Just North of Appalachia, across the highway of Rte 2, is the Bee Line trail. The second bridge that crosses the Carlton Brook has also been washed away. The Bridge on the Moose River remains. That's two crossings that will be difficult during this high water for the next month.

Its only a heads up. RMC certainly has its work cut out. Ever hike Mt Randolph to the Mt Crescent loop? What are you waiting for? Excellent views, excellent hiking.

Happy Springtime in the mtns!
MtnMagic
: )


----------



## SilentCal (Apr 10, 2005)

All this hiking your doing is making me jealous!  Not really,  going for a nice hike today on Mt. Tom in Mass.  Should be a perfect day for it.


----------



## MtnMagic (Apr 10, 2005)

A group of us bushwacked up Mt Nancy today. A small trip report will follow tomorrow. 
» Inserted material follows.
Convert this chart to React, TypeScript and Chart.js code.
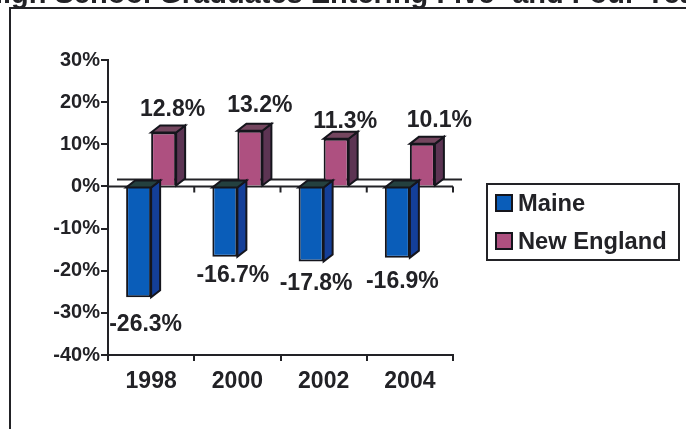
import React, { useEffect, useRef } from "react";
import { Chart, registerables } from "chart.js";

Chart.register(...registerables);

const categories = ["1998", "2000", "2002", "2004"];
const maineValues = [-26.3, -16.7, -17.8, -16.9];
const newEnglandValues = [12.8, 13.2, 11.3, 10.1];
const seriesNames = ["Maine", "New England"];
const titleText = "High School Graduates Entering Five- and Four-Year Colleges";

// Hand placement of the value labels, relative to the end of each bar
const maineLabelNudge = [[7, 27], [8, 19], [5, 22], [5, 24]];
const newEnglandLabelNudge = [[9, -23], [10, -25], [9, -17], [17, -23]];

const INK = "#222226";
const FONT = '"Liberation Sans", Arial, sans-serif';
const DX = 9;
const DY = 7;
const faces = [
  { front: "#0A5DB9", side: "#143F99", top: "#24403F" },
  { front: "#AE5080", side: "#5C3453", top: "#74465F" },
];

function poly(ctx: CanvasRenderingContext2D, pts: number[][], fill: string) {
  ctx.beginPath();
  pts.forEach((p, i) => (i ? ctx.lineTo(p[0], p[1]) : ctx.moveTo(p[0], p[1])));
  ctx.closePath();
  ctx.fillStyle = fill;
  ctx.fill();
  ctx.strokeStyle = "#15151c";
  ctx.lineWidth = 2;
  ctx.stroke();
}

const pagePlugin = {
  id: "page",
  beforeDraw(chart: any) {
    const ctx = chart.ctx;
    ctx.save();
    ctx.fillStyle = INK;
    ctx.font = `bold 29px ${FONT}`;
    ctx.textBaseline = "alphabetic";
    ctx.textAlign = "left";
    ctx.fillText(titleText, -18, 3);
    ctx.fillStyle = "#ffffff";
    ctx.fillRect(0, 8, 686, 421);
    ctx.strokeStyle = INK;
    ctx.lineWidth = 2;
    ctx.beginPath();
    ctx.moveTo(10, 429);
    ctx.lineTo(10, 8);
    ctx.lineTo(686, 8);
    ctx.stroke();
    ctx.restore();
  },
};

const floorPlugin = {
  id: "floor",
  beforeDatasetsDraw(chart: any) {
    const ctx = chart.ctx;
    const { x, y } = chart.scales;
    const zero = y.getPixelForValue(0);
    ctx.save();
    ctx.fillStyle = "#ffffff";
    ctx.beginPath();
    ctx.moveTo(x.left, zero);
    ctx.lineTo(x.left + DX, zero - DY);
    ctx.lineTo(x.right + DX, zero - DY);
    ctx.lineTo(x.right, zero);
    ctx.closePath();
    ctx.fill();
    ctx.strokeStyle = INK;
    ctx.lineWidth = 2;
    ctx.beginPath();
    ctx.moveTo(x.left + DX, zero - DY);
    ctx.lineTo(x.right + DX, zero - DY);
    ctx.moveTo(x.left, zero);
    ctx.lineTo(x.right, zero);
    categories.forEach((_, i) => {
      const edge = x.getPixelForValue(i) + (x.getPixelForValue(1) - x.getPixelForValue(0)) / 2;
      ctx.moveTo(edge, zero);
      ctx.lineTo(edge, zero + 6);
    });
    ctx.stroke();
    ctx.restore();
  },
};

const bars3dPlugin = {
  id: "bars3d",
  afterDatasetsDraw(chart: any) {
    const ctx = chart.ctx;
    ctx.save();
    chart.data.datasets.forEach((ds: any, d: number) => {
      const c = faces[d];
      chart.getDatasetMeta(d).data.forEach((bar: any) => {
        const l = bar.x - bar.width / 2;
        const r = bar.x + bar.width / 2;
        const upper = Math.min(bar.base, bar.y);
        const lower = Math.max(bar.base, bar.y);
        poly(ctx, [[r, upper], [r + DX, upper - DY], [r + DX, lower - DY], [r, lower]], c.side);
        poly(ctx, [[l, upper], [l + DX, upper - DY], [r + DX, upper - DY], [r, upper]], c.top);
      });
    });
    ctx.restore();
  },
};

const labelPlugin = {
  id: "valueLabels",
  afterDatasetsDraw(chart: any) {
    const ctx = chart.ctx;
    ctx.save();
    ctx.fillStyle = INK;
    ctx.font = `bold 23px ${FONT}`;
    ctx.textAlign = "center";
    ctx.textBaseline = "middle";
    chart.data.datasets.forEach((ds: any, d: number) => {
      const nudges = d === 0 ? maineLabelNudge : newEnglandLabelNudge;
      chart.getDatasetMeta(d).data.forEach((bar: any, i: number) => {
        ctx.fillText(`${ds.data[i].toFixed(1)}%`, bar.x + nudges[i][0], bar.y + nudges[i][1]);
      });
    });
    ctx.restore();
  },
};

const legendPlugin = {
  id: "legendBox",
  afterDraw(chart: any) {
    const ctx = chart.ctx;
    ctx.save();
    ctx.fillStyle = "#ffffff";
    ctx.strokeStyle = INK;
    ctx.lineWidth = 2;
    ctx.fillRect(487, 184, 192, 76);
    ctx.strokeRect(487, 184, 192, 76);
    ctx.font = `bold 23.7px ${FONT}`;
    ctx.textAlign = "left";
    ctx.textBaseline = "middle";
    seriesNames.forEach((name, i) => {
      const y = 195 + i * 38;
      ctx.fillStyle = faces[i].front;
      ctx.fillRect(496, y, 16, 16);
      ctx.strokeStyle = "#15151c";
      ctx.strokeRect(496, y, 16, 16);
      ctx.fillStyle = INK;
      ctx.fillText(name, 518, y + 9);
    });
    ctx.restore();
  },
};

export default function App() {
  const ref = useRef<HTMLCanvasElement>(null);
  useEffect(() => {
    document.body.style.margin = "0";
    const chart = new Chart(ref.current as HTMLCanvasElement, {
      type: "bar",
      data: {
        labels: categories,
        datasets: [
          {
            label: seriesNames[0],
            data: maineValues,
            backgroundColor: faces[0].front,
            borderColor: "#15151c",
            borderWidth: 2,
          },
          {
            label: seriesNames[1],
            data: newEnglandValues,
            backgroundColor: faces[1].front,
            borderColor: "#15151c",
            borderWidth: 2,
          },
        ],
      },
      options: {
        responsive: false,
        animation: false,
        layout: { padding: { top: 60, right: 233, bottom: 0, left: 0 } },
        datasets: { bar: { categoryPercentage: 0.58, barPercentage: 1 } },
        plugins: { legend: { display: false }, title: { display: false }, tooltip: { enabled: false } },
        scales: {
          x: {
            afterFit(s: any) {
              s.height = 74;
            },
            grid: { drawOnChartArea: false, color: INK, lineWidth: 2, tickLength: 6, offset: true },
            border: { color: INK, width: 2 },
            ticks: { color: INK, font: { family: FONT, size: 23, weight: "bold" }, padding: 7, maxRotation: 0 },
          },
          y: {
            min: -40,
            max: 30,
            afterFit(s: any) {
              s.width = 108;
            },
            grid: { drawOnChartArea: false, color: INK, lineWidth: 2, tickLength: 7 },
            border: { color: INK, width: 2 },
            ticks: {
              stepSize: 10,
              color: INK,
              font: { family: FONT, size: 20, weight: "bold" },
              padding: 1,
              callback: (v: any) => `${v}%`,
            },
          },
        },
      } as any,
      plugins: [pagePlugin, floorPlugin, bars3dPlugin, labelPlugin, legendPlugin],
    });
    return () => chart.destroy();
  }, []);
  return <canvas ref={ref} width={686} height={429} style={{ display: "block" }} />;
}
You and I will put together a very nice hike up to and through the Alpine Garden in June. It'll be spectacular!
________________
Keep hiking! Keep hiking! Keep hiking!


----------



## MichaelJ (Apr 11, 2005)

_Really_ bushwhacked or followed the herd path?


----------



## MtnMagic (Apr 11, 2005)

The herd path/cut trail simply vanished under the deep snow. We 'really' bushwhacked! More details in the trip report to be posted in a minute.


----------



## MichaelJ (Apr 11, 2005)

Sweeeeeet.


----------